» **Exercise data**:
▼▼▼
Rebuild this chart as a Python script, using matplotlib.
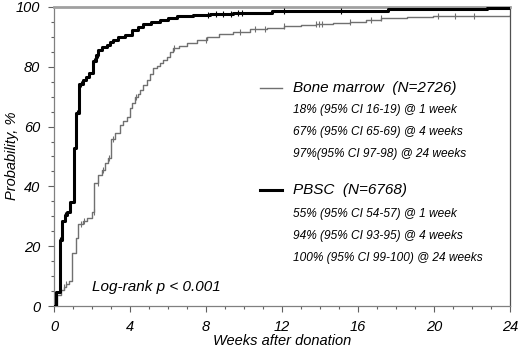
▲▲▲
▼▼▼
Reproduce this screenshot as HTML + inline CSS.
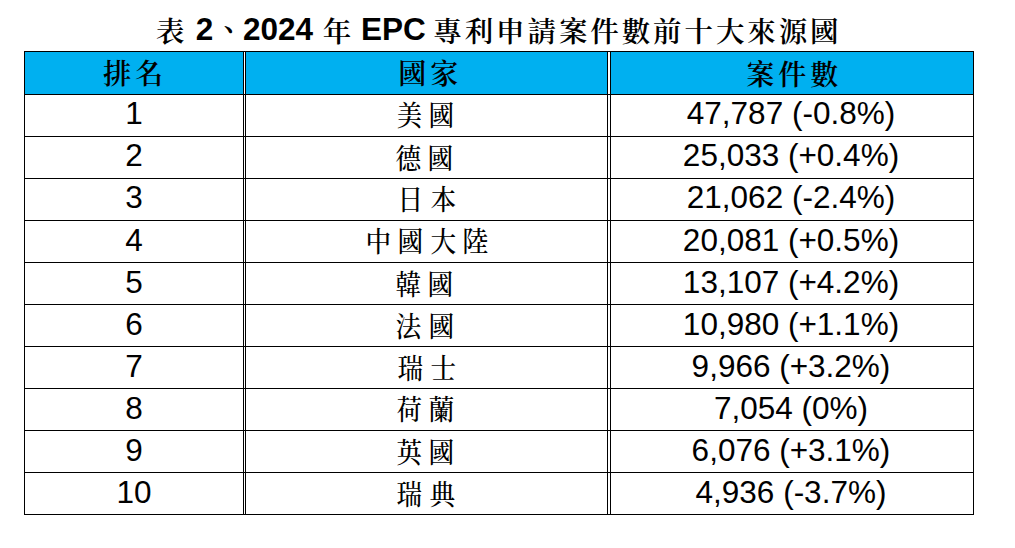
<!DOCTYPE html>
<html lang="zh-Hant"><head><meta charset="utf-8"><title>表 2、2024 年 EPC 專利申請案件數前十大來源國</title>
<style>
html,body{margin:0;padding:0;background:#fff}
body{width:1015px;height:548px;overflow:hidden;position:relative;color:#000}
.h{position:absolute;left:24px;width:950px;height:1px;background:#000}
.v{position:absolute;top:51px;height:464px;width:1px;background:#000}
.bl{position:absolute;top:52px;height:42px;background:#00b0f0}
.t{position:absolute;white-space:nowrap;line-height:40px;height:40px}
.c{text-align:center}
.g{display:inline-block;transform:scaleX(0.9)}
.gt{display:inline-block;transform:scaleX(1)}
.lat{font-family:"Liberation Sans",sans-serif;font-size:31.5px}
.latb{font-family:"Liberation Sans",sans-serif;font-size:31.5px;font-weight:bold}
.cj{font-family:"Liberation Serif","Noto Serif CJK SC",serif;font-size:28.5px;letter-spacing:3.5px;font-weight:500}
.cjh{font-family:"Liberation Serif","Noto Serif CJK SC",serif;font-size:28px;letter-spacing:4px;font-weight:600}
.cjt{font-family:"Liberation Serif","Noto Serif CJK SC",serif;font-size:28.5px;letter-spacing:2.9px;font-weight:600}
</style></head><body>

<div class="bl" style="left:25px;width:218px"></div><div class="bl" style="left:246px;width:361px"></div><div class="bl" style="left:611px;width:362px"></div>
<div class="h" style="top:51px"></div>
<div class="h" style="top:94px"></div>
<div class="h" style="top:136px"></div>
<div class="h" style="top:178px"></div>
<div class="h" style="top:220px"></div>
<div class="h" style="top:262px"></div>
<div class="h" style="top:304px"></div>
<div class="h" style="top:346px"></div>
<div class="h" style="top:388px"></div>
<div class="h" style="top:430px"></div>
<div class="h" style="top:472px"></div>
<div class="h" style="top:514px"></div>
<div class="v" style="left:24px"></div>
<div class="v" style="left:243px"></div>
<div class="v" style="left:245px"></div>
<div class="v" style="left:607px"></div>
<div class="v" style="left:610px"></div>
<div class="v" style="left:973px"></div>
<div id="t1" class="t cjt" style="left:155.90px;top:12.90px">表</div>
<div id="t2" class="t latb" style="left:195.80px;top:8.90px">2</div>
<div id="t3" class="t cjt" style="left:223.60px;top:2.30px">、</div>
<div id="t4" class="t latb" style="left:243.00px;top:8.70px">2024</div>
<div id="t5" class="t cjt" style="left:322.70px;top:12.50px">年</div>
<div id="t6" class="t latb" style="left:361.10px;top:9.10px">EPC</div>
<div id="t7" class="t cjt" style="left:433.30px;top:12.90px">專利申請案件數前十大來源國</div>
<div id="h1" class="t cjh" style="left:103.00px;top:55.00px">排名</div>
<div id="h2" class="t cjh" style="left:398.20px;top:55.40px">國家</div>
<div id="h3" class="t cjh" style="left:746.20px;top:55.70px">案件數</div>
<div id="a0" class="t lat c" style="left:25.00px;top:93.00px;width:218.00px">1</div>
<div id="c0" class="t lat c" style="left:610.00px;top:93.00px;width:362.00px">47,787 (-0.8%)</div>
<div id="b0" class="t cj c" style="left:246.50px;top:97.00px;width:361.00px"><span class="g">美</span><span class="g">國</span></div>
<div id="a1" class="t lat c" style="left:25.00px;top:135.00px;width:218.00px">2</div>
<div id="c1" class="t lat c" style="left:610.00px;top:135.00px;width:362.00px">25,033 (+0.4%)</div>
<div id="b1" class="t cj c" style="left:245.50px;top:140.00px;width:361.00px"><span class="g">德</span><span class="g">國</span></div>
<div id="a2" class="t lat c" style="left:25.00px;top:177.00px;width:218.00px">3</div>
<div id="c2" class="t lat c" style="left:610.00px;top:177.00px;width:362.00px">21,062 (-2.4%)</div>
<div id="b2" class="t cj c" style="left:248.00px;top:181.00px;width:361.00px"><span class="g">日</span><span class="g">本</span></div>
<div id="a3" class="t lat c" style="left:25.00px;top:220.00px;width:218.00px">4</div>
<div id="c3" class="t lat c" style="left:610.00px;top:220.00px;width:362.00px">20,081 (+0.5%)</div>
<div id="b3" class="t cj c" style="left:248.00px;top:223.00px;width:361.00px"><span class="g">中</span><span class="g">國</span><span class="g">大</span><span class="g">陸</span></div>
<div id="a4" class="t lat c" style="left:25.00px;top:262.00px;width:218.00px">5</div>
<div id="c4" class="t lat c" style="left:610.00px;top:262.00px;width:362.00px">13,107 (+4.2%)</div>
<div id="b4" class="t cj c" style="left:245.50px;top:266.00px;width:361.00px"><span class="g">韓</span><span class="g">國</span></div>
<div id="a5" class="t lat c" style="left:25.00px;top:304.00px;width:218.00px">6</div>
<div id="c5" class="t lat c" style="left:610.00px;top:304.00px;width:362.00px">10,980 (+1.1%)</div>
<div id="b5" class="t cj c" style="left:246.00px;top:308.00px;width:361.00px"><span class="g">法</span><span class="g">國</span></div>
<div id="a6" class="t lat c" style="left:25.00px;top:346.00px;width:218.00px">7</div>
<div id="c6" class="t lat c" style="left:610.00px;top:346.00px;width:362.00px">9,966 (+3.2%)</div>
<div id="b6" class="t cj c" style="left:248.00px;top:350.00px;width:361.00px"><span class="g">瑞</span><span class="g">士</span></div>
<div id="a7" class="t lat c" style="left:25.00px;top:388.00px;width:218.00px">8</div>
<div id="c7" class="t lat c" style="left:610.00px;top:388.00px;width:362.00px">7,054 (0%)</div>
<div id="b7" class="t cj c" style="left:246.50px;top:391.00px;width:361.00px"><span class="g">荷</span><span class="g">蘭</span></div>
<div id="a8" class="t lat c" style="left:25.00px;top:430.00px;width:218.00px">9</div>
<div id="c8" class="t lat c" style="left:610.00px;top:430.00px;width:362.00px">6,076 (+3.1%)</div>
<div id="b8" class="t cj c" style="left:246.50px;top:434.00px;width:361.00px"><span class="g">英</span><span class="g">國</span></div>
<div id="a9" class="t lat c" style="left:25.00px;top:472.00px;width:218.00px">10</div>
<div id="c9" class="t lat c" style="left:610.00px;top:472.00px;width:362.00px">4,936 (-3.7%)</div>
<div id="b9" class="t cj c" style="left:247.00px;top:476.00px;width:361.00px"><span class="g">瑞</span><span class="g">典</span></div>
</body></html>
▲▲▲
» **Set problem**: Of the lines in the material, how many include "this"? Respond with the number alone.

» **Worked solution**: 2